Samoei’s Grand-Son Ambrose Tarus made the demand on Monday in Koitalel mausoleum in Nandi Hills – a day when Britain’s longest-serving monarch, Queen Elizabeth II was buried.
“It is time that the family and the community can enjoy peace,” Tarus said.
Samoei an Orkoiyot or spiritual leader of the Nandi people was decapitated and his head taken to England as a war trophy, according to Nandi elders.
Tarus also demanded that the British government pay Sh150 billion as compensation to the Nandi community for the losses of lives and property.
The family also demanded a public apology from the British government for their atrocities.

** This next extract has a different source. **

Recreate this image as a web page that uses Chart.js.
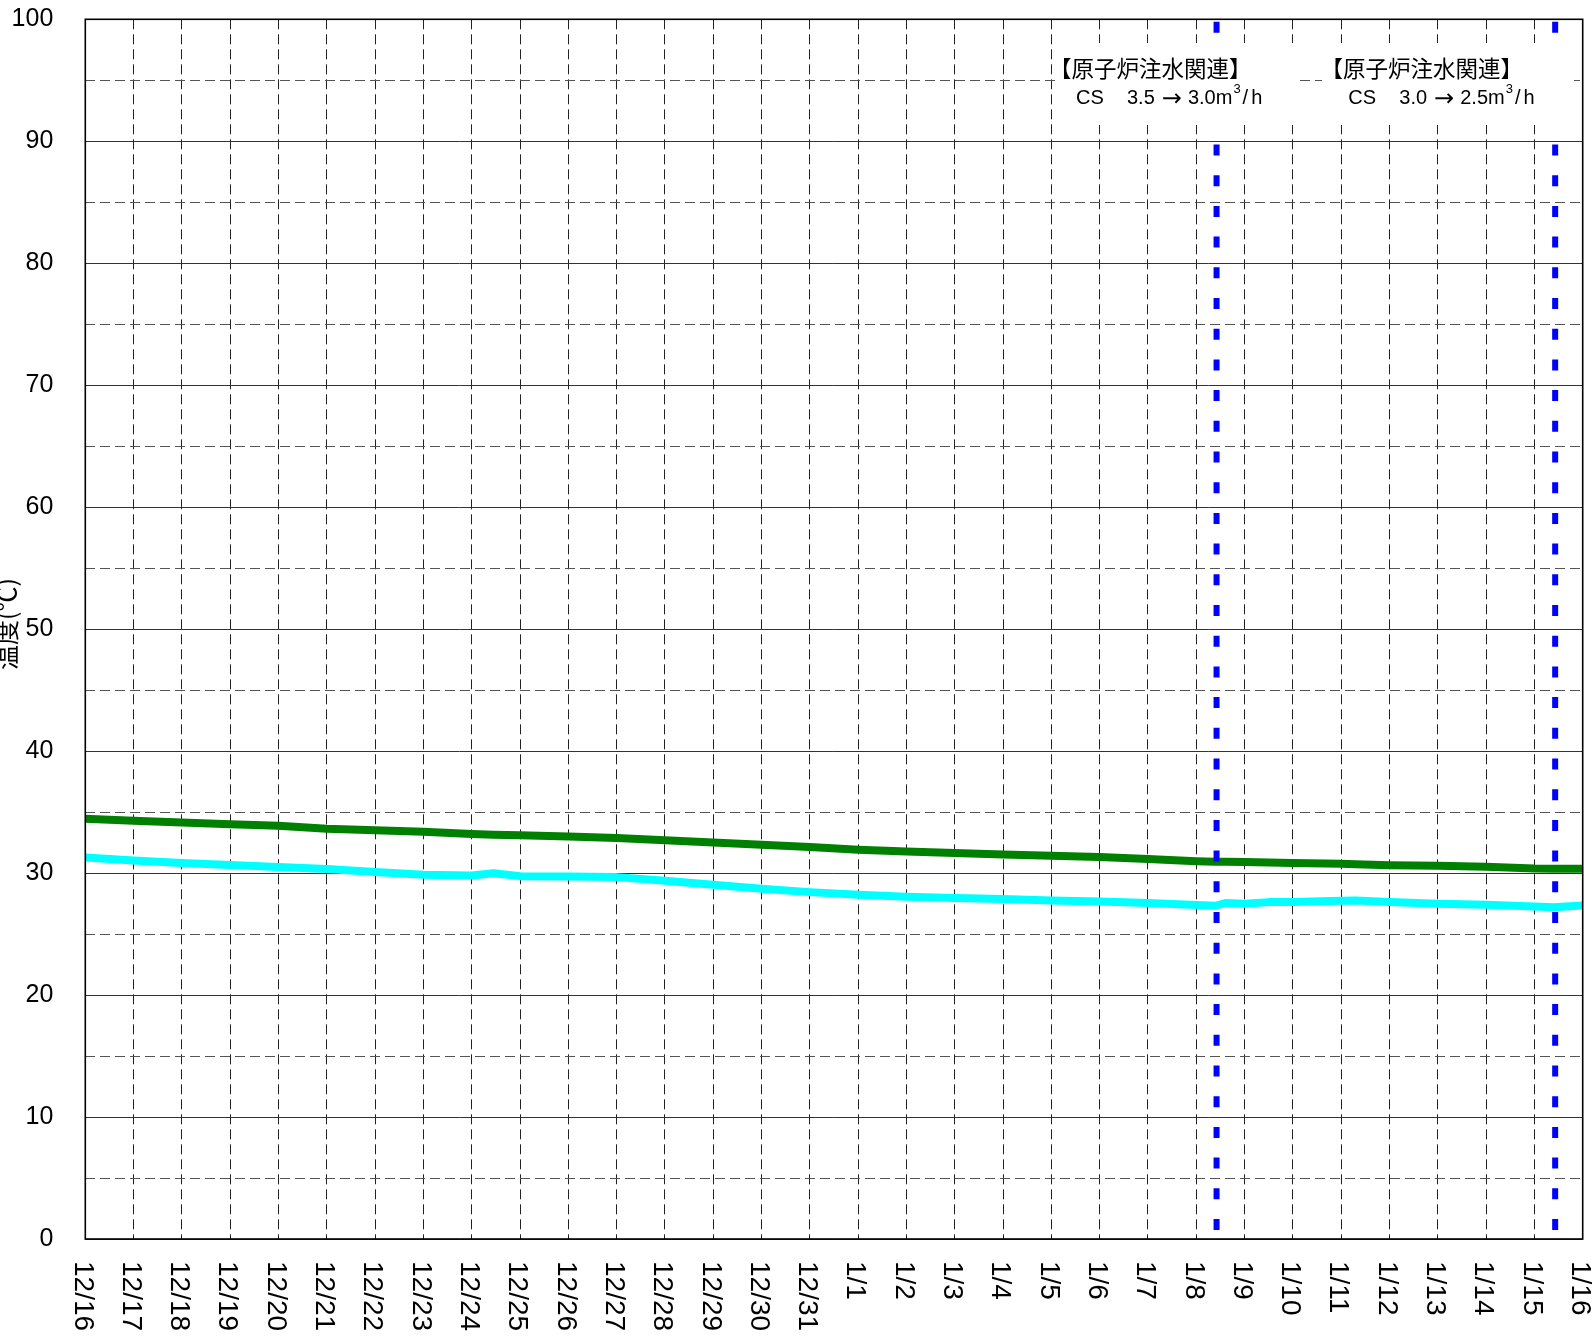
<!DOCTYPE html>
<html>
<head>
<meta charset="utf-8">
<script src="https://cdn.jsdelivr.net/npm/chart.js@4.4.1/dist/chart.umd.min.js"></script>
<style>
  body { margin: 0; background: #fff; }
  #wrap { width: 1595px; height: 1340px; }
</style>
</head>
<body>
<div id="wrap"><canvas id="myChart" width="1595" height="1340"></canvas></div>
<script>
// x = days since 12/16 0:00
const dateLabels = ['12/16', '12/17', '12/18', '12/19', '12/20', '12/21', '12/22', '12/23',
    '12/24', '12/25', '12/26', '12/27', '12/28', '12/29', '12/30', '12/31',
    '1/1', '1/2', '1/3', '1/4', '1/5', '1/6', '1/7', '1/8',
    '1/9', '1/10', '1/11', '1/12', '1/13', '1/14', '1/15', '1/16'];

const days = [0, 1, 2, 3, 4, 5, 6, 7, 8, 8.45, 9, 10, 11, 12, 13, 14, 15, 16, 17, 18, 19, 20,
    21, 22, 23, 23.4, 23.6, 24, 24.5, 25, 26, 26.3, 27, 28, 29, 30, 30.4, 31];

const greenTemp = [34.45, 34.3, 34.15, 34.0, 33.88, 33.63, 33.52, 33.39, 33.2, 33.15, 33.1, 33.0,
    32.87, 32.7, 32.5, 32.32, 32.13, 31.91, 31.77, 31.64, 31.52, 31.42, 31.31, 31.15, 30.98,
    30.93, 30.92, 30.9, 30.86, 30.82, 30.76, 30.73, 30.65, 30.6, 30.52, 30.38, 30.36, 30.35];

const cyanTemp = [31.28, 31.03, 30.82, 30.66, 30.49, 30.33, 30.08, 29.86, 29.8, 29.98, 29.75, 29.72,
    29.67, 29.37, 29.04, 28.71, 28.44, 28.22, 28.06, 27.95, 27.87, 27.75, 27.68, 27.54, 27.38,
    27.32, 27.55, 27.48, 27.62, 27.62, 27.73, 27.75, 27.62, 27.48, 27.40, 27.26, 27.2, 27.34];

// CS flow changes (1/8 and 1/15)
const eventDays = [23.42, 30.43];
const eventNotes = [
    { title: '【原子炉注水関連】', from: '3.5', to: '3.0' },
    { title: '【原子炉注水関連】', from: '3.0', to: '2.5' }
];

const yTitle = '温度(℃)';

const toPoints = (xs, ys) => xs.map((x, i) => ({ x: x, y: ys[i] }));

const datasets = [
    {
        label: 'green',
        data: toPoints(days, greenTemp),
        borderColor: '#008000',
        borderWidth: 8,
        pointRadius: 0,
        borderCapStyle: 'round',
        borderJoinStyle: 'round',
        order: 1
    },
    {
        label: 'cyan',
        data: toPoints(days, cyanTemp),
        borderColor: '#00FFFF',
        borderWidth: 8,
        pointRadius: 0,
        borderCapStyle: 'round',
        borderJoinStyle: 'round',
        order: 1
    }
];
eventDays.forEach((d) => {
    datasets.push({
        label: 'event',
        data: [{ x: d, y: 100 }, { x: d, y: 0 }],
        borderColor: '#0000FF',
        borderWidth: 6,
        borderDash: [11, 19.7],
        borderDashOffset: -2.4,
        pointRadius: 0,
        order: 0
    });
});

// rotated date labels, y title, note boxes and frame
const extras = {
    id: 'extras',
    afterDatasetsDraw(chart) {
        const ctx = chart.ctx;
        const area = chart.chartArea;

        // note boxes
        const boxes = [
            { left: 1055, right: 1298, titleX: 1049, textX: 1076 },
            { left: 1322, right: 1574, titleX: 1320.5, textX: 1348.3 }
        ];
        ctx.save();
        boxes.forEach((b, i) => {
            const note = eventNotes[i];
            ctx.fillStyle = '#fff';
            ctx.fillRect(b.left, 43, b.right - b.left, 82);
            ctx.fillStyle = '#000';
            ctx.font = '22.5px "Noto Sans CJK JP"';
            ctx.textBaseline = 'middle';
            ctx.textAlign = 'left';
            ctx.fillText(note.title, b.titleX, 68);

            // CS  3.5 → 3.0m3/h, pieces chained left to right
            ctx.textBaseline = 'alphabetic';
            const base = 104;
            let x = b.textX;
            ctx.font = '20px "Liberation Sans"';
            ctx.fillText('CS', x, base);
            x += 51;
            ctx.fillText(note.from, x, base);
            x += ctx.measureText(note.from).width + 7;
            ctx.font = '24px "DejaVu Sans"';
            ctx.fillText('\u2192', x, base + 1.5);
            x += ctx.measureText('\u2192').width + 6;
            ctx.font = '20px "Liberation Sans"';
            const tail = note.to + 'm';
            ctx.fillText(tail, x, base);
            x += ctx.measureText(tail).width + 1;
            ctx.font = '13px "Liberation Sans"';
            ctx.fillText('3', x, base - 11);
            x += ctx.measureText('3').width + 2;
            ctx.font = '20px "Liberation Sans"';
            ctx.fillText('/', x, base);
            x += ctx.measureText('/').width + 3;
            ctx.fillText('h', x, base);
        });
        ctx.restore();

        // frame
        ctx.save();
        ctx.strokeStyle = '#000';
        ctx.lineWidth = 1.6;
        ctx.strokeRect(area.left, area.top, area.right - area.left, area.bottom - area.top);
        ctx.restore();
    },
    afterDraw(chart) {
        const ctx = chart.ctx;
        const xs = chart.scales.x;
        ctx.save();
        ctx.fillStyle = '#000';
        ctx.font = '28px "Liberation Sans"';
        ctx.textAlign = 'left';
        ctx.textBaseline = 'middle';
        xs.ticks.forEach((t) => {
            const label = dateLabels[t.value];
            if (label === undefined) return;
            ctx.save();
            ctx.translate(xs.getPixelForValue(t.value) - 3, 1261);
            ctx.rotate(Math.PI / 2);
            ctx.fillText(label, 0, 0);
            ctx.restore();
        });

        ctx.font = '25px "Noto Sans CJK JP"';
        ctx.textAlign = 'center';
        ctx.translate(6, 624);
        ctx.rotate(-Math.PI / 2);
        ctx.fillText(yTitle, 0, 0);
        ctx.restore();
    }
};

const config = {
    type: 'line',
    data: { datasets: datasets },
    options: {
        responsive: false,
        animation: false,
        events: [],
        layout: { padding: { top: 19.3, right: 12.3, left: 0, bottom: 0 } },
        plugins: {
            legend: { display: false },
            tooltip: { enabled: false },
            title: { display: false }
        },
        scales: {
            x: {
                type: 'linear',
                min: 0,
                max: 31,
                ticks: { stepSize: 1, display: false, autoSkip: false },
                grid: { color: '#222', lineWidth: 1, drawTicks: false },
                border: { display: false, dash: [10, 5] },
                afterFit: (scale) => {
                    scale.height = 101;
                    scale.paddingLeft = 0;
                    scale.paddingRight = 0;
                }
            },
            y: {
                min: 0,
                max: 100,
                ticks: {
                    stepSize: 5,
                    autoSkip: false,
                    padding: 32,
                    color: '#000',
                    font: { family: '"Liberation Sans"', size: 25 },
                    callback: (v) => (v % 10 === 0 ? String(v) : '')
                },
                grid: {
                    drawTicks: false,
                    lineWidth: 1,
                    color: (c) => (c.tick && c.tick.value % 10 !== 0 ? '#555' : '#333')
                },
                border: {
                    display: false,
                    dash: (c) => (c.tick && c.tick.value % 10 !== 0 ? [10, 5] : [])
                },
                afterFit: (scale) => {
                    scale.width = 85.3;
                    scale.paddingTop = 0;
                    scale.paddingBottom = 0;
                }
            }
        }
    },
    plugins: [extras]
};

const myChart = new Chart(document.getElementById('myChart'), config);
</script>
</body>
</html>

Samoei spearheaded fierce opposition to the construction of the so-called “Lunatic Express,” a railway from Kenya’s Indian Ocean port of Mombasa through Nandi in the Rift Valley to Lake Victoria in Uganda.
More than 12,000 people are believed to have been killed in a bloody 10-year struggle over the railroad that began in 1895 when surveyors first marked Nandi territory as a route for the tracks.
The exact cause and nature of Somoei’s death is shrouded by the mists of time. Still, Kenyan historians say scheming British colonial authorities lured him to a meeting allegedly to arrange a truce and then shot him.
However, generations of Nandi elders maintain that their leader was decapitated and disposed of in an unknown location by his killers that have yet to be discovered.
Samoei, a diviner, launched his unsuccessful and ultimately fatal struggle after prophesying that a black snake spitting fire — a steam engine — would pass through Nandiland, destroying tribal culture and disenfranchising local farmers and cattle herders.
Kenyan historians say British colonial authorities lured Samoei to a meeting in October 1905 ostensibly to negotiate a truce but instead he and a number of fellow warriors were shot dead.